Serving Clovis, Portales and the Surrounding Communities

Curry officials talk fire departments, infrastructure

CLOVIS — With four meetings in July, the Curry County Commission had already knocked out most of the business it otherwise would have tackled in its first August meeting on Tuesday morning.

With a light agenda, commissioners spent most of the 40-minute meeting discussing rural fire departments and infrastructure concerns.

After some back-and-forth during the virtual meeting, the commission unanimously voted to approve a 45-day extension to Griego and Sons for work on the Ranchvale Fire Department building.

County Facilities Director Ben Roberts told commissioners the contract originally had a completion date of June 29, but the company had a handful of delays due to the COVID-19 pandemic and the weather. Roberts thought a 45-day extension was excessive, and the construction company offered to remove debris and caliche the parking lot.

Commissioners Chet Spear and Seth Martin had varying degrees of disagreement with the extension process. Spear questioned the rationality of COVID-19 delays for a business that’s been essential the entire pandemic. Primarily, he said the caliche work amounted to $15,000 by Roberts’ estimates and the extension comes at a $20,000 cost to the county, and he didn’t understand why somebody should receive $5,000 for finishing a project late and feared the county would set a precedent.

“We write these contracts,” Spear said. “We don’t like amended work orders. We don’t like delays. We always get them and we let people get away with it.”

Roberts and County Manager Lance Pyle shared Spear’s concerns, but believed the agreement was within reason. Pyle noted Griego and Sons has done numerous projects with the county, and has a good track record.

Martin noted Griego and Sons made a similar arrangement for a delay in road barn construction, and he believed that established some semblance of a pattern.

“This may not be the opportune time to (address such a pattern),” Martin said, “but we may want to look at that during future contracts.”

Martin did counter that the debris removal was a significant amount of work that Roberts didn’t assign a value too, and he anticipated that work would mostly close the gap. Spear said he could go along with that reasoning, noting lot cleanup won’t be cheap at the site.

Before moving for approval, Commissioner Robert Thornton noted that just because a business is essential doesn’t mean it’s immune to pandemic-related delays and said he’s had difficulty getting basic materials for his business the last few months.

County Fire Director David Kube, earlier in the meeting, gave a brief update of county fire operations.
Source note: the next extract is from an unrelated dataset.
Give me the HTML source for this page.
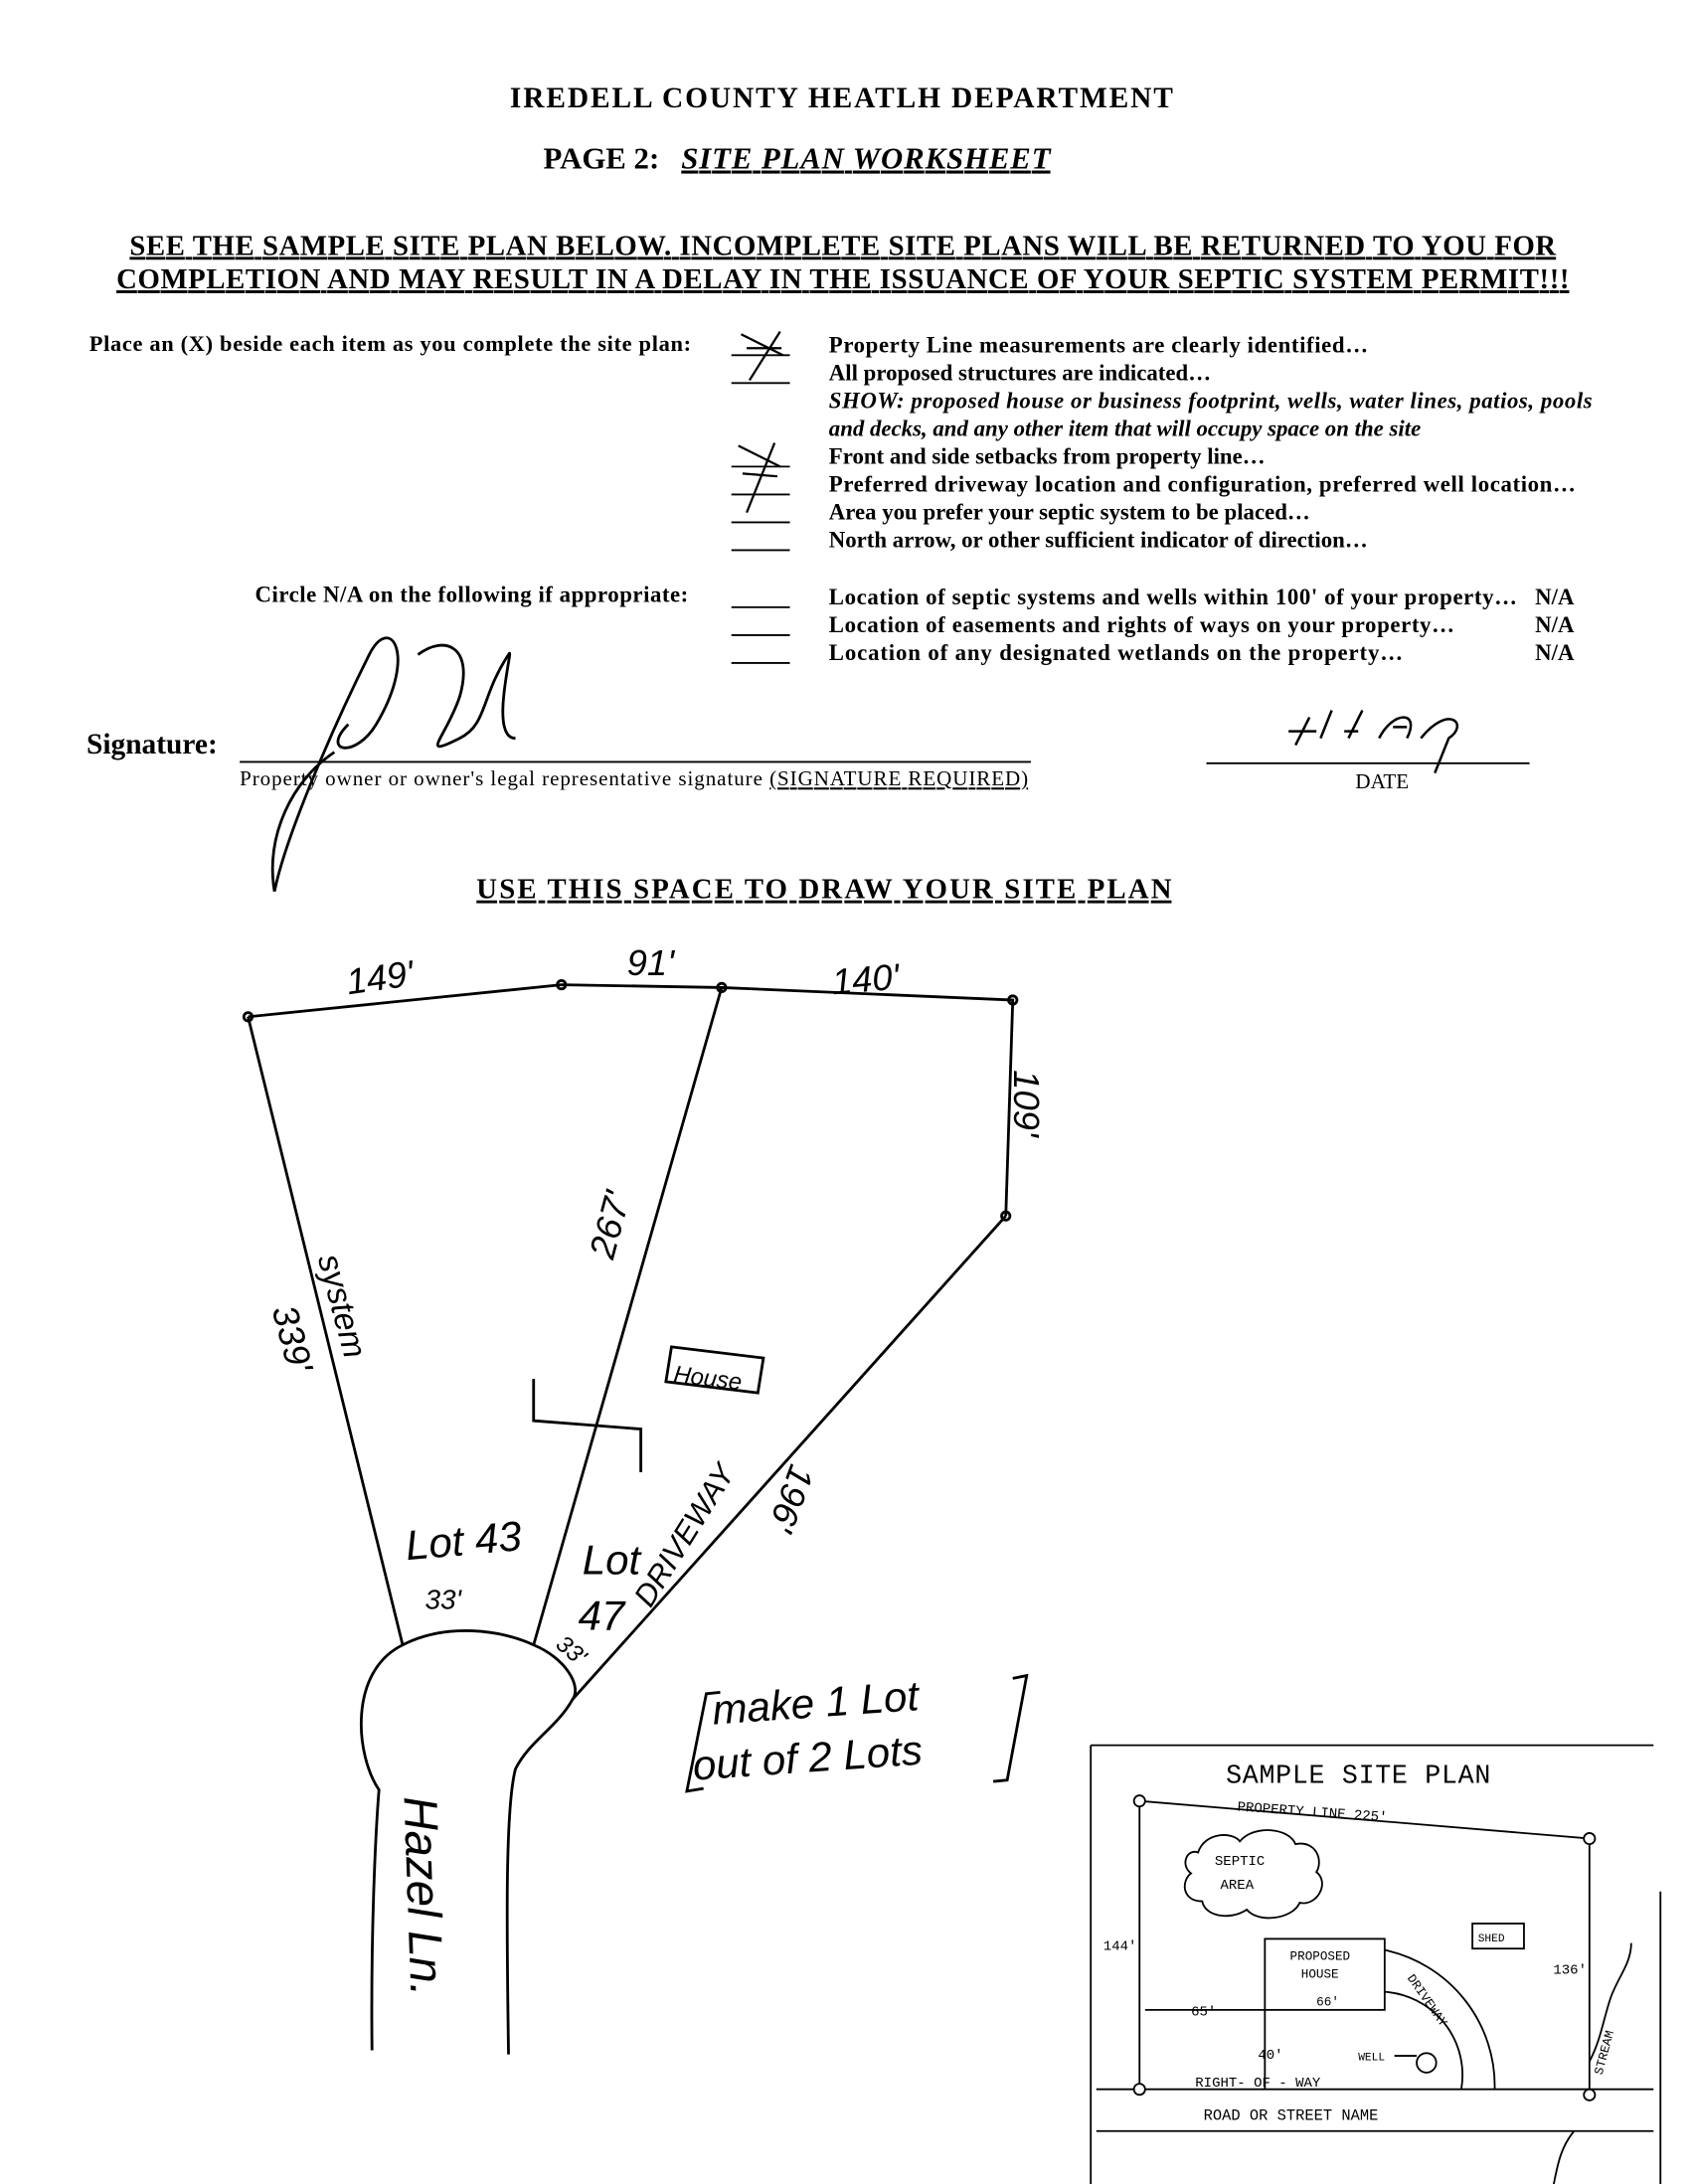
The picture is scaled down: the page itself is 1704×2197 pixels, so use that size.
<!DOCTYPE html>
<html><head><meta charset="utf-8"><style>
html,body{margin:0;padding:0;background:#fff;}
svg{display:block}
.s{font-family:"Liberation Serif",serif;fill:#000}
.b{font-weight:bold}
.h{font-family:"Liberation Sans",sans-serif;font-style:italic;fill:#000}
.m{font-family:"Liberation Mono",monospace;fill:#000}
</style></head><body>
<svg width="1704" height="2197" viewBox="0 0 1216 1568" xmlns="http://www.w3.org/2000/svg">
<rect width="1216" height="1568" fill="#fff"/>
<g class="s">
<text x="604" y="77" text-anchor="middle" class="b" font-size="21" textLength="476">IREDELL COUNTY HEATLH DEPARTMENT</text>
<text x="390" y="121" class="b" font-size="22">PAGE 2:</text>
<text x="489" y="121" class="b" font-size="22" font-style="italic" text-decoration="underline" textLength="265">SITE PLAN WORKSHEET</text>
<text x="605" y="183" text-anchor="middle" class="b" font-size="20.5" text-decoration="underline" textLength="1024">SEE THE SAMPLE SITE PLAN BELOW.  INCOMPLETE SITE PLANS WILL BE RETURNED TO YOU FOR</text>
<text x="605" y="207" text-anchor="middle" class="b" font-size="20.5" text-decoration="underline" textLength="1043">COMPLETION AND MAY RESULT IN A DELAY IN THE ISSUANCE OF YOUR SEPTIC SYSTEM PERMIT!!!</text>
<text x="64" y="252" class="b" font-size="16" textLength="432">Place an (X) beside each item as you complete the site plan:</text>
<g font-size="16.3" class="b">
<text x="595" y="253" textLength="387">Property Line measurements are clearly identified…</text>
<text x="595" y="273">All proposed structures are indicated…</text>
<text x="595" y="293" font-style="italic" textLength="548">SHOW: proposed house or business footprint, wells, water lines, patios, pools</text>
<text x="595" y="313" font-style="italic">and decks, and any other item that will occupy space on the site</text>
<text x="595" y="333">Front and side setbacks from property line…</text>
<text x="595" y="353" textLength="536">Preferred driveway location and configuration, preferred well location…</text>
<text x="595" y="373">Area you prefer your septic system to be placed…</text>
<text x="595" y="393">North arrow, or other sufficient indicator of direction…</text>
<text x="183" y="432" textLength="311">Circle N/A on the following if appropriate:</text>
<text x="595" y="434" textLength="494">Location of septic systems and wells within 100' of your property…</text>
<text x="595" y="454" textLength="449">Location of easements and rights of ways on your property…</text>
<text x="595" y="474" textLength="412">Location of any designated wetlands on the property…</text>
<text x="1102" y="434">N/A</text><text x="1102" y="454">N/A</text><text x="1102" y="474">N/A</text>
</g>
<text x="62" y="541" class="b" font-size="21">Signature:</text>
<text x="172" y="564" font-size="15" textLength="566">Property owner or owner's legal representative signature  <tspan text-decoration="underline">(SIGNATURE REQUIRED)</tspan></text>
<text x="973" y="566" font-size="15">DATE</text>
<text x="342" y="645" class="b" font-size="20.5" text-decoration="underline" textLength="499">USE THIS SPACE TO DRAW YOUR SITE PLAN</text>
</g>
<g stroke="#000" stroke-width="1.3" fill="none">
<path d="M525 255h42M525 275h42M525 335h42M525 355h42M525 375h42M525 395h42M525 436h42M525 456h42M525 476h42"/>
<path d="M172 547H740M866 548H1098"/>
<path d="M532 240l30 15M560 238l-22 35M536 250l25 0M530 320l30 15M556 318l-20 50M533 340l25 2" stroke-width="1.6"/>
<path d="M197 640C205 600 240 520 265 470C280 440 300 470 270 520C255 545 230 540 250 520M300 470C320 455 340 465 330 500C320 530 300 545 330 530C350 520 345 500 365 470C370 460 350 530 370 530" stroke-width="2"/>
<path d="M197 640C190 600 210 560 240 540" stroke-width="2"/>
<path d="M930 535l10-20M948 530l8-20M968 530l10-20M990 530c10-20 30-20 20 0M1020 530c20-25 35-10 20 0l-10 25M925 525h20M965 525h10M1000 522h10" stroke-width="1.8"/>
<g stroke-width="2">
<path d="M178 730L403 707L518 709L727 718L722 873"/>
<path d="M178 730L289 1181M518 709L383 1181M722 873L411 1220"/>
<path d="M289 1181C250 1200 255 1260 272 1285C270 1310 266 1380 267 1472"/>
<path d="M289 1181C320 1165 360 1170 383 1181C405 1190 418 1210 411 1220C400 1240 380 1250 370 1270C362 1300 364 1400 365 1475"/>
<path d="M383 990V1020L460 1026V1057"/>
<path d="M482 967L548 975L544 1000L478 992Z"/>
<path d="M517 1215l-10 1l-14 70l12-2M727 1205l10-2l-14 75l-10 1"/>
<circle cx="178" cy="730" r="3"/><circle cx="403" cy="707" r="3"/><circle cx="518" cy="709" r="3"/><circle cx="727" cy="718" r="3"/><circle cx="722" cy="873" r="3"/>
</g>
</g>
<g class="h" font-size="26">
<text x="250" y="714" transform="rotate(-8 250 714)">149'</text>
<text x="450" y="700">91'</text>
<text x="598" y="714" transform="rotate(-5 598 714)">140'</text>
<text x="728" y="768" transform="rotate(90 728 768)">109'</text>
<text x="440" y="905" transform="rotate(-75 440 905)">267'</text>
<text x="195" y="940" transform="rotate(75 195 940)">339'</text>
<text x="228" y="903" transform="rotate(75 228 903)" font-size="24">system</text>
<text x="568" y="1050" transform="rotate(110 568 1050)">196'</text>
<text x="483" y="992" transform="rotate(7 483 992)" font-size="17">House</text>
<text x="292" y="1120" transform="rotate(-5 292 1120)" font-size="30">Lot 43</text>
<text x="305" y="1155" font-size="20">33'</text>
<text x="418" y="1130" font-size="30">Lot</text>
<text x="415" y="1170" font-size="30">47</text>
<text x="398" y="1182" font-size="17" transform="rotate(40 398 1182)">33'</text>
<text x="467" y="1155" font-size="22" transform="rotate(-58 467 1155)">DRIVEWAY</text>
<text x="512" y="1238" font-size="30" transform="rotate(-4 512 1238)">make 1 Lot</text>
<text x="498" y="1278" font-size="30" transform="rotate(-4 498 1278)">out of 2 Lots</text>
<text x="290" y="1290" font-size="34" transform="rotate(88 290 1290)">Hazel Ln.</text>
</g>
<g stroke="#000" fill="none" stroke-width="1.3">
<path d="M783 1253H1187M783 1253V1568M787 1500H1187M787 1530H1187M1192 1358V1568" />
<path d="M818 1293L1141 1320V1504M818 1293V1500"/>
<circle cx="818" cy="1293" r="4" fill="#fff"/><circle cx="1141" cy="1320" r="4" fill="#fff"/><circle cx="818" cy="1500" r="4" fill="#fff"/><circle cx="1141" cy="1504" r="4" fill="#fff"/>
<path d="M860 1330c5-15 25-15 30-8c10-12 35-10 40 2c15-3 20 12 15 20c10 8 0 25-12 22c-5 12-30 15-38 5c-12 8-30 5-32-6c-15 0-15-15-8-20c-8-6-3-18 5-15z"/>
<rect x="908" y="1392" width="86" height="51"/>
<rect x="1057" y="1381" width="37" height="18"/>
<path d="M994 1400A100 100 0 0 1 1073 1500M994 1430A60 60 0 0 1 1049 1500"/>
<circle cx="1024" cy="1481" r="7"/>
<path d="M822 1443H908M908 1443V1500M1001 1476H1017M1141 1480c8-15 10-30 15-45c5-15 15-25 15-40M1130 1530c-10 12-12 25-15 40"/>
</g>
<g class="m" font-size="10">
<text x="880" y="1280" font-size="19" textLength="190">SAMPLE SITE PLAN</text>
<text x="888" y="1300" transform="rotate(4 888 1300)">PROPERTY LINE 225'</text>
<text x="872" y="1339">SEPTIC</text><text x="876" y="1356">AREA</text>
<text x="1061" y="1394" font-size="8">SHED</text>
<text x="926" y="1407" font-size="9">PROPOSED</text><text x="934" y="1420" font-size="9">HOUSE</text>
<text x="945" y="1440" font-size="9">66'</text>
<text x="792" y="1400">144'</text><text x="1115" y="1417">136'</text>
<text x="855" y="1447">65'</text><text x="903" y="1478">40'</text>
<text x="975" y="1479" font-size="8">WELL</text>
<text x="858" y="1498">RIGHT-  OF - WAY</text>
<text x="864" y="1522" font-size="11">ROAD  OR  STREET  NAME</text>
<text x="1010" y="1420" font-size="9" transform="rotate(55 1010 1420)">DRIVEWAY</text>
<text x="1150" y="1490" font-size="9" transform="rotate(-75 1150 1490)">STREAM</text>
</g>
</svg>
</body></html>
He said the Pleasant Hill Fire Department should receive a new truck soon, after a combination of the pandemic and trouble locating parts delayed the delivery about eight months.

“We paid $193,000 for this vehicle,” Kube said, “so we want to get it in service as quickly as possible.”

He said the Ranchvale department has held off an insurance rating evaluation until the building is complete, and said not having the building ready got the department dinged on an inspection because onsite record keeping was impacted.

Kube also noted he’s looking at creating a new fire district south of Clovis, and so far has plenty of buy-in from residential and commercial property owners in the area.

Kube said 12 people, four with significant firefighting experience, have told him they’re willing to serve in the department, and he believes he could get a privately donated building.

In other business at the Tuesday meeting:

• Spear publicly thanked Gov. Michelle Lujan Grisham for classifying youth livestock shows as permitted outdoor recreation activity, and said he appreciated Pyle’s constant dialogue on the matter with the governor’s office.

• Commissioner Bobby Sandoval again noted the importance of wearing face coverings.

“I hear a lot of people complaining about not being able to go out to eat and have a beer,” Sandoval said. “A lot of people blame the governor and say she’s not meeting us halfway. Are we meeting her halfway? In short, I say, if you’re not wearing a mask, you shouldn’t complain. You’re not a part of the solution, you’re part of the problem.”

• In his report, Pyle noted the Melrose health clinic reopened Tuesday morning, and would be open 8:30 a.m.-12:30 p.m. Tuesdays and Thursdays on an appointment-only basis.

Pyle also said he’d spend much of the week working on an application for part of $150 million in CARES Act grants issued by the state. The county would have to spend anything it received by December, and the large amount of federal money may require a special audit of the county down the road.

• The next meeting is scheduled for 9 a.m. Aug. 18.